# Start of Stored data

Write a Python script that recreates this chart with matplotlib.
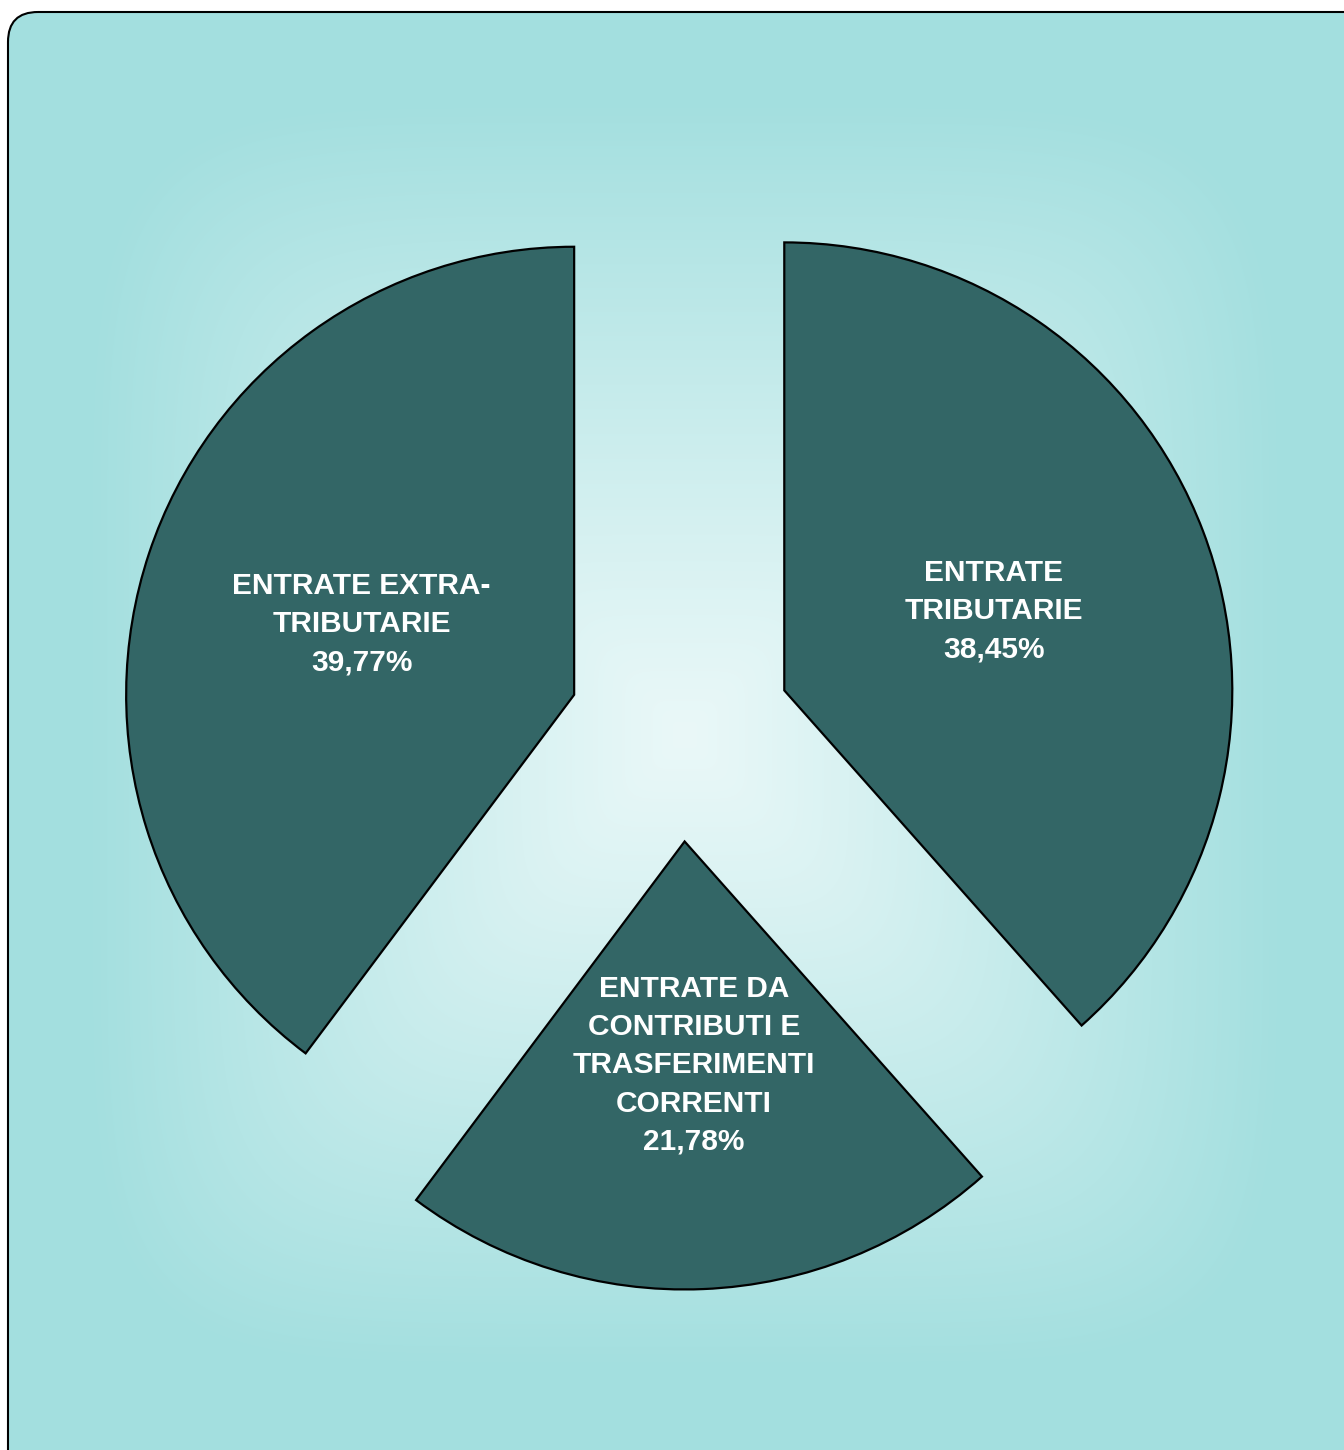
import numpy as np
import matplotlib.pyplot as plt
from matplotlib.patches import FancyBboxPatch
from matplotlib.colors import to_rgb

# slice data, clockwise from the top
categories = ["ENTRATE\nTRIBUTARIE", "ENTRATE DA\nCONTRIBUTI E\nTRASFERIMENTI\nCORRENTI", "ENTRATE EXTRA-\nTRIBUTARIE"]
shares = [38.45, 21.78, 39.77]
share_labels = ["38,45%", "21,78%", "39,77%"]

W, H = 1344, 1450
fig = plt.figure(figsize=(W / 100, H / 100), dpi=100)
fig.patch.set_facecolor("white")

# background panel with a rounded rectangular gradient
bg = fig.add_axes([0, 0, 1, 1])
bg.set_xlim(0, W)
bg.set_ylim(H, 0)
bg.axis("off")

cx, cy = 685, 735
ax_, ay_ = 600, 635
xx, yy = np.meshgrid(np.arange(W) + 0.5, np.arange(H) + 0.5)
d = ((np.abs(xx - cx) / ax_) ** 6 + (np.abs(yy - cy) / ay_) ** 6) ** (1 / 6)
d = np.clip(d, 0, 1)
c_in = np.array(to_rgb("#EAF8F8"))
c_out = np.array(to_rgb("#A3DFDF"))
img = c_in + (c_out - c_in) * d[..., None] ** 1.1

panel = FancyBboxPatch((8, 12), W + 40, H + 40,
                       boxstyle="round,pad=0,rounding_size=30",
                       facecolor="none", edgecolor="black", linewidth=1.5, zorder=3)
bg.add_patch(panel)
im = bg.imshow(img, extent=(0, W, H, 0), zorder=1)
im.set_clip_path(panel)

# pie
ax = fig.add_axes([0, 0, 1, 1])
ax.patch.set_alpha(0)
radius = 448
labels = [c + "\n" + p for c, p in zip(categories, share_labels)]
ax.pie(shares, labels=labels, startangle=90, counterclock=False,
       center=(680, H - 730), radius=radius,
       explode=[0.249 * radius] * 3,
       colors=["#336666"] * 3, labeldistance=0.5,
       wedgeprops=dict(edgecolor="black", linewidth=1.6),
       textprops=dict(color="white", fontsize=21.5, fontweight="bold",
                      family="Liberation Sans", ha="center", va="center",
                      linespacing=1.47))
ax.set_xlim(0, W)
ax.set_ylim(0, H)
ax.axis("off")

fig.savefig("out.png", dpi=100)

# End of Stored data

Give the data above again in full and unchanged, skipping the pictures.

Write a Python script that recreates this chart with matplotlib.
import numpy as np
import matplotlib.pyplot as plt
from matplotlib.patches import FancyBboxPatch
from matplotlib.colors import to_rgb

# slice data, clockwise from the top
categories = ["ENTRATE\nTRIBUTARIE", "ENTRATE DA\nCONTRIBUTI E\nTRASFERIMENTI\nCORRENTI", "ENTRATE EXTRA-\nTRIBUTARIE"]
shares = [38.45, 21.78, 39.77]
share_labels = ["38,45%", "21,78%", "39,77%"]

W, H = 1344, 1450
fig = plt.figure(figsize=(W / 100, H / 100), dpi=100)
fig.patch.set_facecolor("white")

# background panel with a rounded rectangular gradient
bg = fig.add_axes([0, 0, 1, 1])
bg.set_xlim(0, W)
bg.set_ylim(H, 0)
bg.axis("off")

cx, cy = 685, 735
ax_, ay_ = 600, 635
xx, yy = np.meshgrid(np.arange(W) + 0.5, np.arange(H) + 0.5)
d = ((np.abs(xx - cx) / ax_) ** 6 + (np.abs(yy - cy) / ay_) ** 6) ** (1 / 6)
d = np.clip(d, 0, 1)
c_in = np.array(to_rgb("#EAF8F8"))
c_out = np.array(to_rgb("#A3DFDF"))
img = c_in + (c_out - c_in) * d[..., None] ** 1.1

panel = FancyBboxPatch((8, 12), W + 40, H + 40,
                       boxstyle="round,pad=0,rounding_size=30",
                       facecolor="none", edgecolor="black", linewidth=1.5, zorder=3)
bg.add_patch(panel)
im = bg.imshow(img, extent=(0, W, H, 0), zorder=1)
im.set_clip_path(panel)

# pie
ax = fig.add_axes([0, 0, 1, 1])
ax.patch.set_alpha(0)
radius = 448
labels = [c + "\n" + p for c, p in zip(categories, share_labels)]
ax.pie(shares, labels=labels, startangle=90, counterclock=False,
       center=(680, H - 730), radius=radius,
       explode=[0.249 * radius] * 3,
       colors=["#336666"] * 3, labeldistance=0.5,
       wedgeprops=dict(edgecolor="black", linewidth=1.6),
       textprops=dict(color="white", fontsize=21.5, fontweight="bold",
                      family="Liberation Sans", ha="center", va="center",
                      linespacing=1.47))
ax.set_xlim(0, W)
ax.set_ylim(0, H)
ax.axis("off")

fig.savefig("out.png", dpi=100)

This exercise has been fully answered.